I had so much fun by myself in the airports, listening to my music, talking to strangers that were traveling alone, and learning about their wonderful life stories. Open-minded and full of positive excitement, I arrived in Austria where I met with the most wonderful people. So many likeminded spirits, with their own amazing and utterly inspiring stories and talents.

 

When I returned home, I felt there were so many insights and new emotions to process. It was like having a major hangover. In addition to feeling blessed of having been given this wonderful opportunity, there also was a whole range of awareness, about things that had been kept hidden in my subconscious mind.

 

It’s not at all about being thick-skinned, or being able to stand up for your beliefs and share them with the world. On the contrary, it is about being courageous and aware of your fears, and taking action anyway; to show your most vulnerable side.

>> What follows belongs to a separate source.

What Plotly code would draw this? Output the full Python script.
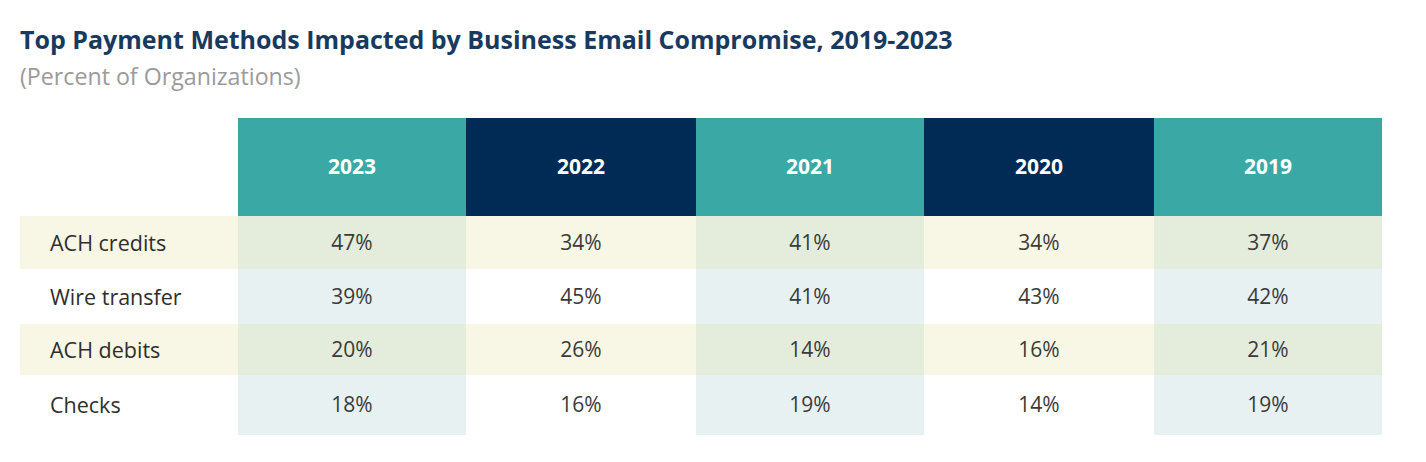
import plotly.graph_objects as go

# ---- data ----
years = ["2023", "2022", "2021", "2020", "2019"]
methods = ["ACH credits", "Wire transfer", "ACH debits", "Checks"]
pct_2023 = [47, 39, 20, 18]
pct_2022 = [34, 45, 26, 16]
pct_2021 = [41, 41, 14, 19]
pct_2020 = [34, 43, 16, 14]
pct_2019 = [37, 42, 21, 19]
series = [pct_2023, pct_2022, pct_2021, pct_2020, pct_2019]

# ---- layout constants (pixel units) ----
FW, FH = 1418, 454          # figure size (page has 8px body margin)
OFF = 8
col_widths = [218, 228, 230, 228, 230, 228]
row_heights = [98, 53, 55, 51, 60]
TABLE_LEFT, TABLE_TOP = 20, 118
LABEL_PAD = 30
LABEL_DY = 3

x_edges = [0]
for w in col_widths:
    x_edges.append(x_edges[-1] + w)
y_edges = [0]
for h in row_heights:
    y_edges.append(y_edges[-1] + h)
TW, TH = x_edges[-1], y_edges[-1]

# colours
palette = ["#FFFFFF", "#3AA8A4", "#012B55", "#F8F7E5", "#E4ECDB", "#E8F1F2"]
colorscale = [[k / (len(palette) - 1), c] for k, c in enumerate(palette)]
WHITE, TEAL, NAVY, YEL, YEL_T, WHT_T = range(6)
col_is_teal = [False, True, False, True, False, True]

header_z = [[WHITE] + [TEAL if col_is_teal[j + 1] else NAVY for j in range(len(years))]]
body_z = []
for i in range(len(methods)):
    row = []
    for j in range(len(col_widths)):
        if i % 2 == 0:
            row.append(YEL_T if col_is_teal[j] else YEL)
        else:
            row.append(WHT_T if col_is_teal[j] else WHITE)
    body_z.append(row)

header_text = [[""] + [f"<b>{y}</b>" for y in years]]
body_text = [[""] + [f"{s[i]}%" for s in series] for i in range(len(methods))]

fig = go.Figure()
fig.add_trace(go.Heatmap(
    x=x_edges, y=y_edges[:2], z=header_z, text=header_text, texttemplate="%{text}",
    textfont=dict(family="Open Sans", size=21, color="white"),
    colorscale=colorscale, zmin=0, zmax=len(palette) - 1, showscale=False, hoverinfo="skip",
))
fig.add_trace(go.Heatmap(
    x=x_edges, y=y_edges[1:], z=body_z, text=body_text, texttemplate="%{text}",
    textfont=dict(family="Open Sans", size=21, color="#3A3A3A"),
    colorscale=colorscale, zmin=0, zmax=len(palette) - 1, showscale=False, hoverinfo="skip",
))
row_centers = [(y_edges[i + 1] + y_edges[i + 2]) / 2 + LABEL_DY for i in range(len(methods))]
fig.add_trace(go.Scatter(
    x=[LABEL_PAD] * len(methods), y=row_centers, text=methods, mode="text",
    textposition="middle right", hoverinfo="skip",
    textfont=dict(family="Open Sans", size=21.5, color="#2E2E2E"),
))

fig.update_xaxes(range=[0, TW], domain=[(TABLE_LEFT - OFF) / FW, (TABLE_LEFT + TW - OFF) / FW],
                 visible=False, fixedrange=True)
fig.update_yaxes(range=[TH, 0], domain=[1 - (TABLE_TOP + TH - OFF) / FH, 1 - (TABLE_TOP - OFF) / FH],
                 visible=False, fixedrange=True)

fig.update_layout(
    width=FW, height=FH,
    margin=dict(l=0, r=0, t=0, b=0),
    paper_bgcolor="white", plot_bgcolor="white",
    showlegend=False,
    annotations=[
        dict(text="<b>Top Payment Methods Impacted by Business Email Compromise, 2019-2023</b>",
             x=(18 - OFF) / FW, y=1 - (39 - OFF) / FH, xref="paper", yref="paper",
             xanchor="left", yanchor="middle", showarrow=False,
             font=dict(family="Open Sans", size=25, color="#173A5E")),
        dict(text="(Percent of Organizations)",
             x=(18 - OFF) / FW, y=1 - (76 - OFF) / FH, xref="paper", yref="paper",
             xanchor="left", yanchor="middle", showarrow=False,
             font=dict(family="Open Sans", size=23.2, color="#9A9A9A")),
    ],
)

fig.write_html("out.html")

In fact it’s because you’re aware of what you went through, and you are able to realize that there are so many others feeling holding back from, that you become who they truly are...

 

It’s a true desire for everyone to feel safe and free to be who they truly are in a world that is more righteous!  

It’s about wanting to make a statement for the world to see that there is such a strong power within diversity and embracing everyone’s uniqueness.

 

As reflection is to be found everywhere around us, standing on that stage with nerves raging through my mind, stumbling upon my words (so it seemed in my head), I found myself receiving so many wonderful “aha-erlebnissen” ("aha"-moments). I again became dared to once more discover new sides and new ways of processing  within myself. 

But isn’t that just the awesome part of life? Being able to keep on evolving, experiencing, overcoming… 

Of course as I am not a robot, standing in front of so many people sharing your most vulnerable side is quite scary; especially with the conditioning I went through in life ...

 

The most tormenting thing that I came to realize, while speaking in front of so many people, was  feeling the pain I made myself go through all my life; trying to live up to the expectations and pre-set labels of society and the people in my surroundings.

We have all heard them before; “Don’t talk so much”, “Don’t ask so many questions”, “Don’t be so extroverted”, “Don’t be so sensitive”, “Don’t be so straightforward….” “Don’t …

Well I came to discover that ever since I started towards becoming “my true self”, people appreciate me for who I really am!!!! 

 

Even though some will disappear from your life, it does not do well  to mourn them, because the minute you start loving yourself… Life will make you meet more and more like-minded, awesome people!

Embrace those processes and keep looking through the eyes of wonder with a heart full of love to share!!

 

What a useless fear it is that so many of us carry within, “the fear of rejection”… the only one who needs to grant you any form of acceptance … IS YOU!!!

You are awesome and perfect the way you are… Just act as you want life, and people to act towards you!!!!

 

Each day I discover new parts within myself. I have chosen to set myself free and start using my talents encrypted in my blueprint, but it still is an ongoing process. But wHAT a magical process this is.

 

Every once in awhile I discover things surfacing; making clear that there’s still so much to learn about myself, life and people!

How on earth is it possible that the conditioning we experienced, has such a big impact?

There’s no logic at all about starting life pure, growing up and later having to work so hard to become our true selves again????

Although it might take quite some effort accompanied by tears of pain and release from time to time, it’s so rewarding and quite amazing, granting freedom to those hidden parts of the true you!!

 

Say “YES” to yourself and “Yes” to life… Learn to know your amazing talents that fill your heart with joy and energy, they will lead the way on your life’s mission. And get ready to become surprised in the most wonderful of ways!!!